Beitrag von Alrukaba »

Der Beobachtungsabend „begann“ irgendwann Ende April, als eine Anfrage von Andreas Kosek in unsere Mailbox der Astrostation rein schneite, wo er erläuterte, daß er einen astronomisch interessierter Freund gern eine geführte Beobachtung zum 50. Geburtstag schenken wolle. Außerdem fragte er nach den Kosten und welche Geräte zur Auswahl stehen. Als Kosten, antwortete ich, würden lediglich freiwillige Spenden anfallen und an Geräte stünden vom 4“ Refraktor bis zum 18“ Dobson „Lichtkübel“ alles Mögliche zur Verfügung. Als Termin nannte er mir irgendwann das Wochenende vom 9. – 11. Juli, der gut gewählt war, da Neumond aber doch ein Terminproblem für mich darstellte, da an diesen Wochenende meine Frau den 40. Geburtstag feiern würde. Ein fernbleiben bei den Feierlichkeiten wäre für mich einen Bungeesprung gleichgekommen, nur ohne Bungee, doch da halfen mir Gott sei Dank die Kollegen aus. Während des ganzen E-Mail Verkehr schrieb Andreas immer vom Jubilar, seinen Namen erfuhr ich erst als mich Wolfgang ein paar Tage vorher anrief. Er sagte mir, er käme schon am Donnerstag mit seiner Senora Ana Maria und seiner dreijährigen Senorita Rosa Alba. An diesen Tag würde er mit seinem Gerät, einem 80x600 Sky-Watcher Refraktor selber schaun und Hans, der an diesem Tag sowieso zum fotografieren oben war, zusehen.
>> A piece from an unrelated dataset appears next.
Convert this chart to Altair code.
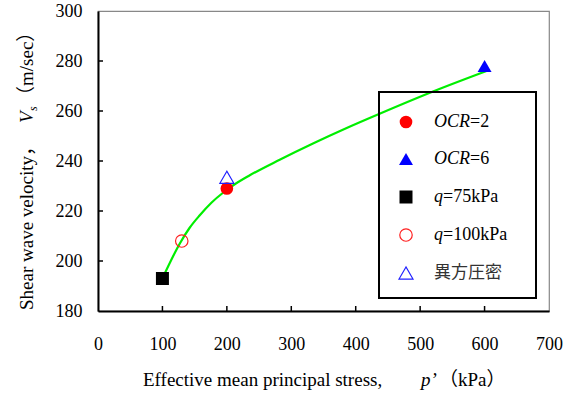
import altair as alt
import pandas as pd

# ---- data ----
x_ticks = [0, 100, 200, 300, 400, 500, 600, 700]
y_ticks = [180, 200, 220, 240, 260, 280, 300]

series = ["OCR=2", "OCR=6", "q=75kPa", "q=100kPa", "異方圧密"]
pts_p = [200, 600, 100, 130, 200]
pts_v = [229, 278, 193, 208, 233.5]

curve_p = [101, 127, 142, 158, 176, 194, 210, 235, 282, 334.5, 386, 438, 520, 603]
curve_v = [193.6, 207, 213.2, 218.3, 223.3, 227.3, 230.3, 234.2, 240.5, 247.1, 253.2, 259, 267.8, 276]

# ---- layout / style constants ----
W, H = 451, 300
SERIF = "Liberation Serif, Noto Sans CJK JP"
CJK = "Noto Sans CJK JP"
FS = 18

pts = pd.DataFrame({"series": series, "p": pts_p, "v": pts_v})
curve = pd.DataFrame({"p": curve_p, "v": curve_v})

xs = alt.Scale(domain=[0, 700], nice=False, zero=False)
ys = alt.Scale(domain=[180, 300], nice=False, zero=False)

xaxis = alt.Axis(values=x_ticks, ticks=False, grid=False, domainColor="black",
                 domainWidth=2, labelFont=SERIF, labelFontSize=FS, labelColor="black",
                 labelPadding=24, title=None, labelFlush=False)
yaxis = alt.Axis(values=y_ticks, ticks=False, grid=False, domainColor="black",
                 domainWidth=2, labelFont=SERIF, labelFontSize=FS, labelColor="black",
                 labelPadding=16, title=None, labelFlush=False)


def X(f):
    return alt.X(f, scale=xs, axis=xaxis)


def Y(f):
    return alt.Y(f, scale=ys, axis=yaxis)


one = pd.DataFrame({"a": [0]})

line = alt.Chart(curve).mark_line(color="#00ee00", strokeWidth=2.2,
                                  interpolate="monotone").encode(x=X("p:Q"), y=Y("v:Q"))

styles = {
    "OCR=2": dict(shape="circle", filled=True, color="#ff0000", size=160),
    "OCR=6": dict(shape="triangle-up", filled=True, color="#0000ff", size=195),
    "q=75kPa": dict(shape="square", filled=True, color="#000000", size=169),
    "q=100kPa": dict(shape="circle", filled=False, color="#ff2020", size=155, strokeWidth=1.2),
    "異方圧密": dict(shape="triangle-up", filled=False, color="#2020ff", size=195, strokeWidth=1.2),
}
order = ["q=100kPa", "q=75kPa", "OCR=2", "異方圧密", "OCR=6"]
point_layers = []
for s in order:
    point_layers.append(
        alt.Chart(pts).transform_filter(alt.datum.series == s)
        .mark_point(opacity=1, **styles[s])
        .encode(x=X("p:Q"), y=Y("v:Q"))
    )

# inward ticks
yt = alt.Chart(pd.DataFrame({"t": y_ticks[1:-1]})).mark_rule(color="black", strokeWidth=1.5).encode(
    y=Y("t:Q"), x=alt.value(0), x2=alt.value(5))
xt = alt.Chart(pd.DataFrame({"t": x_ticks[1:-1]})).mark_rule(color="black", strokeWidth=1.5).encode(
    x=X("t:Q"), y=alt.value(H), y2=alt.value(H - 5))

# legend box
box = alt.Chart(one).mark_rect(fill=None, stroke="black", strokeWidth=2).encode(
    x=alt.value(281), x2=alt.value(438), y=alt.value(81), y2=alt.value(287))

leg_rows = [111, 148, 186, 224, 262]
leg_italic = ["OCR", "OCR", "q", "q", ""]
leg_roman = ["=2", "=6", "=75kPa", "=100kPa", ""]
leg_roman_x = [372, 372, 345, 345, 336]
legend_layers = [box]
for i, s in enumerate(series):
    st = dict(styles[s])
    legend_layers.append(alt.Chart(one).mark_point(opacity=1, **st).encode(
        x=alt.value(308), y=alt.value(leg_rows[i])))
    if leg_italic[i]:
        legend_layers.append(alt.Chart(one).mark_text(
            text=leg_italic[i], font=SERIF, fontSize=FS, fontStyle="italic",
            align="left", baseline="middle", color="black").encode(
            x=alt.value(336), y=alt.value(leg_rows[i])))
        legend_layers.append(alt.Chart(one).mark_text(
            text=leg_roman[i], font=SERIF, fontSize=FS,
            align="left", baseline="middle", color="black").encode(
            x=alt.value(leg_roman_x[i]), y=alt.value(leg_rows[i])))
    else:
        legend_layers.append(alt.Chart(one).mark_text(
            text=s, font=CJK, fontSize=17, align="left", baseline="middle",
            color="#333333").encode(x=alt.value(336), y=alt.value(leg_rows[i])))

# axis titles (mixed italic)
TFS = 19
title_layers = [
    alt.Chart(one).mark_text(text="Effective mean principal stress,", font=SERIF, fontSize=TFS,
                             align="left", baseline="alphabetic", color="black").encode(
        x=alt.value(45), y=alt.value(375)),
    alt.Chart(one).mark_text(text="p’", font=SERIF, fontSize=TFS, fontStyle="italic",
                             align="left", baseline="alphabetic", color="black").encode(
        x=alt.value(323), y=alt.value(375)),
    alt.Chart(one).mark_text(text="（kPa）", font=SERIF, fontSize=TFS,
                             align="left", baseline="alphabetic", color="black").encode(
        x=alt.value(341), y=alt.value(375)),
    alt.Chart(one).mark_text(text="Shear wave velocity，", font=SERIF, fontSize=TFS, angle=270,
                             align="left", baseline="alphabetic", color="black").encode(
        x=alt.value(-65), y=alt.value(299)),
    alt.Chart(one).mark_text(text="V", font=SERIF, fontSize=TFS, angle=270, fontStyle="italic",
                             align="left", baseline="alphabetic", color="black").encode(
        x=alt.value(-65), y=alt.value(112)),
    alt.Chart(one).mark_text(text="s", font=SERIF, fontSize=12, angle=270, fontStyle="italic",
                             align="left", baseline="alphabetic", color="black").encode(
        x=alt.value(-61), y=alt.value(100)),
    alt.Chart(one).mark_text(text="（m/sec）", font=SERIF, fontSize=TFS, angle=270,
                             align="left", baseline="alphabetic", color="black").encode(
        x=alt.value(-65), y=alt.value(94)),
]

chart = alt.layer(line, yt, xt, *point_layers, *legend_layers, *title_layers).properties(
    width=W, height=H, autosize="none",
    padding={"left": 98, "top": 11, "right": 576 - 98 - W, "bottom": 396 - 11 - H},
).configure_view(stroke="#888888", strokeWidth=1.2)

chart.save("out.html", embed_options={"renderer": "svg", "actions": False})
Wolfgang war auch mit einem Kollegen oben und bastelte an seinem Astrographen herum.
Am Freitag kamen Andreas und Ulli nach und mischten sich unter die Sterngucker. Über den Sternhimmel wurden sie von Sepp, Kurt und Gerald geführt. Sollte ich jemanden vergessen haben, so möge man mir bitte verzeihen und steinige den Archivar.
Irgendwann am Freitag rief mich Willy an, ob er mit mir mitfahren könne. Da ich wußte, daß er oft mit schwerem Gepäck unterwegs ist und mein Auto ohnehin schon voll war, verwies ich ihn an Gerald.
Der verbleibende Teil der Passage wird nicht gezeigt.